**Source excerpt**
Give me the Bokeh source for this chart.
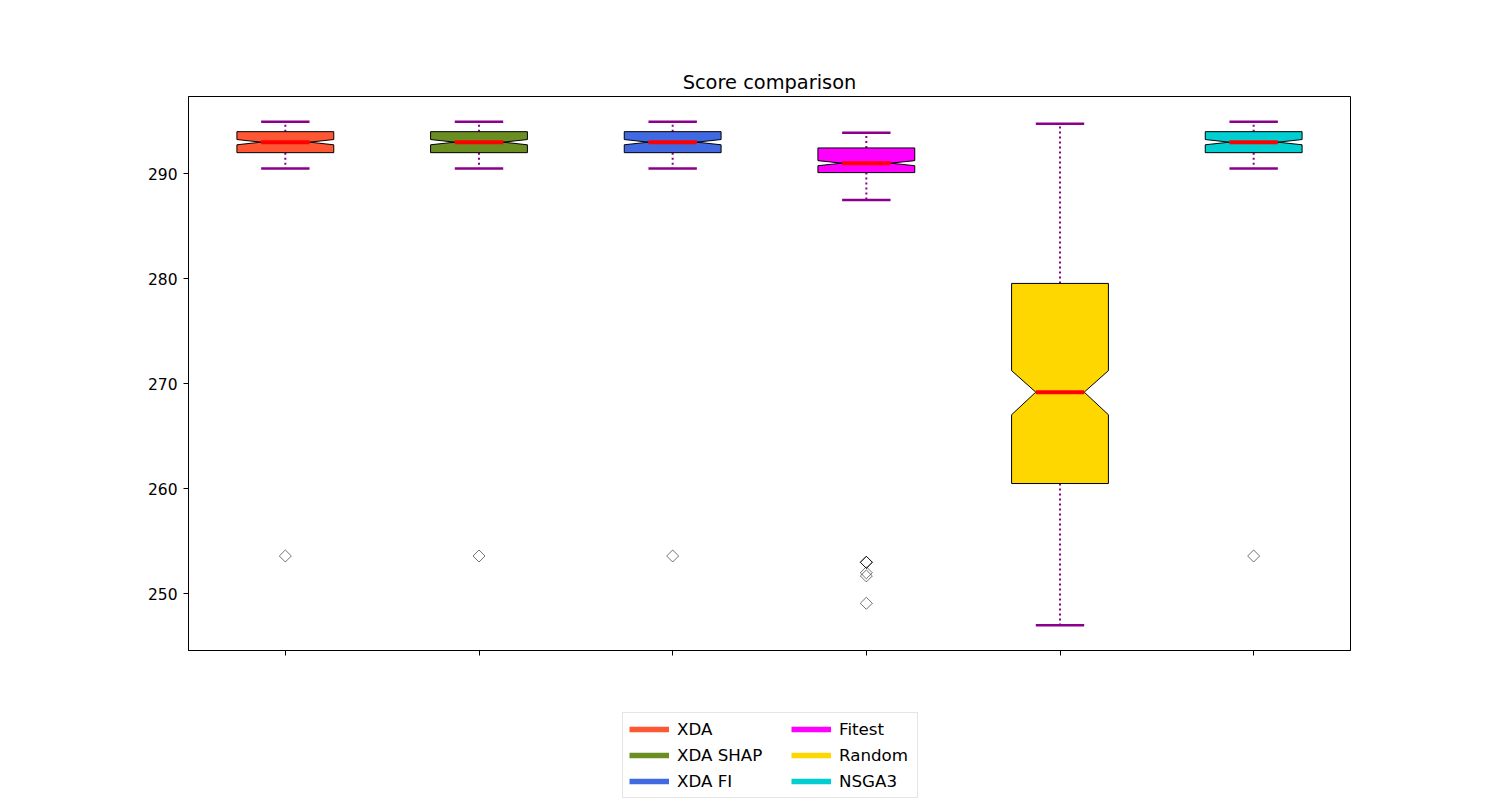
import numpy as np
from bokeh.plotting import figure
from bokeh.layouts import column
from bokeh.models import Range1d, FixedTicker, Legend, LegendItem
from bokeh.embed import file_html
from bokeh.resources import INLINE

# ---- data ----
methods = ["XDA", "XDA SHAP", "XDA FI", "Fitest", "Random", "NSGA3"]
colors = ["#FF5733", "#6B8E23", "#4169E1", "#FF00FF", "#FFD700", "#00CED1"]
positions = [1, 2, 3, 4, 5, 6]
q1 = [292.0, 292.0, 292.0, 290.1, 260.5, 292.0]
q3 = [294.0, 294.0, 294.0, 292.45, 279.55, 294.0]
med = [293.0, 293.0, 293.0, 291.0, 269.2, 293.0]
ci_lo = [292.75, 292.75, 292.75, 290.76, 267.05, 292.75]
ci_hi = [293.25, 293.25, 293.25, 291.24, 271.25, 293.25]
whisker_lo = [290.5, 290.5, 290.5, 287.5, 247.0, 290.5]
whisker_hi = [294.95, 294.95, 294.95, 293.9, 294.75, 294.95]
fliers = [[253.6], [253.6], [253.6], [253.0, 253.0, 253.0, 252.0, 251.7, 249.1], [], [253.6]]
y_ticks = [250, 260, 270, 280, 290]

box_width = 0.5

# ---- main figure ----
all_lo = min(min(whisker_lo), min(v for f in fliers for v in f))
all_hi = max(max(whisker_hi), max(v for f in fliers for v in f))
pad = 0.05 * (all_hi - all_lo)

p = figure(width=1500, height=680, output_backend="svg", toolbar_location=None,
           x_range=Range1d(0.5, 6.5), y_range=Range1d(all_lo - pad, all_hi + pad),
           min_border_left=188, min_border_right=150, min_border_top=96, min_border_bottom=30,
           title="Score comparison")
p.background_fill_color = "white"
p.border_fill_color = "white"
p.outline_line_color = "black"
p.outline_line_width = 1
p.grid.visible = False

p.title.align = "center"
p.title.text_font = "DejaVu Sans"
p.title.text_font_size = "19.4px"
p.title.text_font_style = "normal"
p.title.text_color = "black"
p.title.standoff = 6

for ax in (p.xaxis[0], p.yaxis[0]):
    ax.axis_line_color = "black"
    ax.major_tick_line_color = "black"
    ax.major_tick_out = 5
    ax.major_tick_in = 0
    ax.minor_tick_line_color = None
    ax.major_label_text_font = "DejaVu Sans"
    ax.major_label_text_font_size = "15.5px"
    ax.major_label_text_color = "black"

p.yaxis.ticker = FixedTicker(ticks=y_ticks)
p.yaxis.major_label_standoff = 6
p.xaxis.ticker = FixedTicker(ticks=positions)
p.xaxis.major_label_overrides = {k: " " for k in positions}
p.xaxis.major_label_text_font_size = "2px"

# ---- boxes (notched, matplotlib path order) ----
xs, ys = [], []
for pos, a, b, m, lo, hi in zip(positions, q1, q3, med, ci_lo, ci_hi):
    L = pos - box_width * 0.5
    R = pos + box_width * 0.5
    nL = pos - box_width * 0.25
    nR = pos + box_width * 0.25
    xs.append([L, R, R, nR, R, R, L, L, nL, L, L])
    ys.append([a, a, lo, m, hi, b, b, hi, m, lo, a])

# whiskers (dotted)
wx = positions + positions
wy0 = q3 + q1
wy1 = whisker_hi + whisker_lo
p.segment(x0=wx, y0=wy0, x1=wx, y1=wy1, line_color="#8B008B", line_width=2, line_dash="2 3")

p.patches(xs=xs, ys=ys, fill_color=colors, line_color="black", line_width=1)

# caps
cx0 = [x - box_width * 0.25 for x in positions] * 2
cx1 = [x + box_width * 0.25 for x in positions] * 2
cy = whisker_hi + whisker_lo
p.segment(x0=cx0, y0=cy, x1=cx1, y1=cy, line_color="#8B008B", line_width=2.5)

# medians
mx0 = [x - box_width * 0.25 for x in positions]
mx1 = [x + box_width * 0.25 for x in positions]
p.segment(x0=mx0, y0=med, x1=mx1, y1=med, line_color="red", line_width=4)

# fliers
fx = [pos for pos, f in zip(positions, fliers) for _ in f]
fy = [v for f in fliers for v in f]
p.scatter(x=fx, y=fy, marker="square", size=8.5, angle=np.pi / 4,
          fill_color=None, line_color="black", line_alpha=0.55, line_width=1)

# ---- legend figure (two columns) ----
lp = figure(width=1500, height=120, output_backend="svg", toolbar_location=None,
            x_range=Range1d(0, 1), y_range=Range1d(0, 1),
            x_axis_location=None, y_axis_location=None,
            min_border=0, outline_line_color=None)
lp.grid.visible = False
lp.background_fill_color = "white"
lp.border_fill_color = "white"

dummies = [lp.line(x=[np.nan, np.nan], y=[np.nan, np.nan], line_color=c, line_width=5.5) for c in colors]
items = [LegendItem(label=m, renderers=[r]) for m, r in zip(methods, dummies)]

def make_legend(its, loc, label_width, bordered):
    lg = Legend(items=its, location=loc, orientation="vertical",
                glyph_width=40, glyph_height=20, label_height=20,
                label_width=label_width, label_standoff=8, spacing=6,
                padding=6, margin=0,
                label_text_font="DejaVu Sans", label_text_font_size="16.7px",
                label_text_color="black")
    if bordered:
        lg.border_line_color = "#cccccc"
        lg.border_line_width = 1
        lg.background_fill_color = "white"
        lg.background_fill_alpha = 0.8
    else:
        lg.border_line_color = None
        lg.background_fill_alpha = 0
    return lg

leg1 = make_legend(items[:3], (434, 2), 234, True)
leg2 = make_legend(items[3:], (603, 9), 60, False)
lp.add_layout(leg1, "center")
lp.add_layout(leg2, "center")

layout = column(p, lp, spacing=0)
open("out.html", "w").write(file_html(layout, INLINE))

**Requirement**
Copy the material shown above in full and exactly. Skip the pictures.

**Worked solution**
Give me the Bokeh source for this chart.
import numpy as np
from bokeh.plotting import figure
from bokeh.layouts import column
from bokeh.models import Range1d, FixedTicker, Legend, LegendItem
from bokeh.embed import file_html
from bokeh.resources import INLINE

# ---- data ----
methods = ["XDA", "XDA SHAP", "XDA FI", "Fitest", "Random", "NSGA3"]
colors = ["#FF5733", "#6B8E23", "#4169E1", "#FF00FF", "#FFD700", "#00CED1"]
positions = [1, 2, 3, 4, 5, 6]
q1 = [292.0, 292.0, 292.0, 290.1, 260.5, 292.0]
q3 = [294.0, 294.0, 294.0, 292.45, 279.55, 294.0]
med = [293.0, 293.0, 293.0, 291.0, 269.2, 293.0]
ci_lo = [292.75, 292.75, 292.75, 290.76, 267.05, 292.75]
ci_hi = [293.25, 293.25, 293.25, 291.24, 271.25, 293.25]
whisker_lo = [290.5, 290.5, 290.5, 287.5, 247.0, 290.5]
whisker_hi = [294.95, 294.95, 294.95, 293.9, 294.75, 294.95]
fliers = [[253.6], [253.6], [253.6], [253.0, 253.0, 253.0, 252.0, 251.7, 249.1], [], [253.6]]
y_ticks = [250, 260, 270, 280, 290]

box_width = 0.5

# ---- main figure ----
all_lo = min(min(whisker_lo), min(v for f in fliers for v in f))
all_hi = max(max(whisker_hi), max(v for f in fliers for v in f))
pad = 0.05 * (all_hi - all_lo)

p = figure(width=1500, height=680, output_backend="svg", toolbar_location=None,
           x_range=Range1d(0.5, 6.5), y_range=Range1d(all_lo - pad, all_hi + pad),
           min_border_left=188, min_border_right=150, min_border_top=96, min_border_bottom=30,
           title="Score comparison")
p.background_fill_color = "white"
p.border_fill_color = "white"
p.outline_line_color = "black"
p.outline_line_width = 1
p.grid.visible = False

p.title.align = "center"
p.title.text_font = "DejaVu Sans"
p.title.text_font_size = "19.4px"
p.title.text_font_style = "normal"
p.title.text_color = "black"
p.title.standoff = 6

for ax in (p.xaxis[0], p.yaxis[0]):
    ax.axis_line_color = "black"
    ax.major_tick_line_color = "black"
    ax.major_tick_out = 5
    ax.major_tick_in = 0
    ax.minor_tick_line_color = None
    ax.major_label_text_font = "DejaVu Sans"
    ax.major_label_text_font_size = "15.5px"
    ax.major_label_text_color = "black"

p.yaxis.ticker = FixedTicker(ticks=y_ticks)
p.yaxis.major_label_standoff = 6
p.xaxis.ticker = FixedTicker(ticks=positions)
p.xaxis.major_label_overrides = {k: " " for k in positions}
p.xaxis.major_label_text_font_size = "2px"

# ---- boxes (notched, matplotlib path order) ----
xs, ys = [], []
for pos, a, b, m, lo, hi in zip(positions, q1, q3, med, ci_lo, ci_hi):
    L = pos - box_width * 0.5
    R = pos + box_width * 0.5
    nL = pos - box_width * 0.25
    nR = pos + box_width * 0.25
    xs.append([L, R, R, nR, R, R, L, L, nL, L, L])
    ys.append([a, a, lo, m, hi, b, b, hi, m, lo, a])

# whiskers (dotted)
wx = positions + positions
wy0 = q3 + q1
wy1 = whisker_hi + whisker_lo
p.segment(x0=wx, y0=wy0, x1=wx, y1=wy1, line_color="#8B008B", line_width=2, line_dash="2 3")

p.patches(xs=xs, ys=ys, fill_color=colors, line_color="black", line_width=1)

# caps
cx0 = [x - box_width * 0.25 for x in positions] * 2
cx1 = [x + box_width * 0.25 for x in positions] * 2
cy = whisker_hi + whisker_lo
p.segment(x0=cx0, y0=cy, x1=cx1, y1=cy, line_color="#8B008B", line_width=2.5)

# medians
mx0 = [x - box_width * 0.25 for x in positions]
mx1 = [x + box_width * 0.25 for x in positions]
p.segment(x0=mx0, y0=med, x1=mx1, y1=med, line_color="red", line_width=4)

# fliers
fx = [pos for pos, f in zip(positions, fliers) for _ in f]
fy = [v for f in fliers for v in f]
p.scatter(x=fx, y=fy, marker="square", size=8.5, angle=np.pi / 4,
          fill_color=None, line_color="black", line_alpha=0.55, line_width=1)

# ---- legend figure (two columns) ----
lp = figure(width=1500, height=120, output_backend="svg", toolbar_location=None,
            x_range=Range1d(0, 1), y_range=Range1d(0, 1),
            x_axis_location=None, y_axis_location=None,
            min_border=0, outline_line_color=None)
lp.grid.visible = False
lp.background_fill_color = "white"
lp.border_fill_color = "white"

dummies = [lp.line(x=[np.nan, np.nan], y=[np.nan, np.nan], line_color=c, line_width=5.5) for c in colors]
items = [LegendItem(label=m, renderers=[r]) for m, r in zip(methods, dummies)]

def make_legend(its, loc, label_width, bordered):
    lg = Legend(items=its, location=loc, orientation="vertical",
                glyph_width=40, glyph_height=20, label_height=20,
                label_width=label_width, label_standoff=8, spacing=6,
                padding=6, margin=0,
                label_text_font="DejaVu Sans", label_text_font_size="16.7px",
                label_text_color="black")
    if bordered:
        lg.border_line_color = "#cccccc"
        lg.border_line_width = 1
        lg.background_fill_color = "white"
        lg.background_fill_alpha = 0.8
    else:
        lg.border_line_color = None
        lg.background_fill_alpha = 0
    return lg

leg1 = make_legend(items[:3], (434, 2), 234, True)
leg2 = make_legend(items[3:], (603, 9), 60, False)
lp.add_layout(leg1, "center")
lp.add_layout(leg2, "center")

layout = column(p, lp, spacing=0)
open("out.html", "w").write(file_html(layout, INLINE))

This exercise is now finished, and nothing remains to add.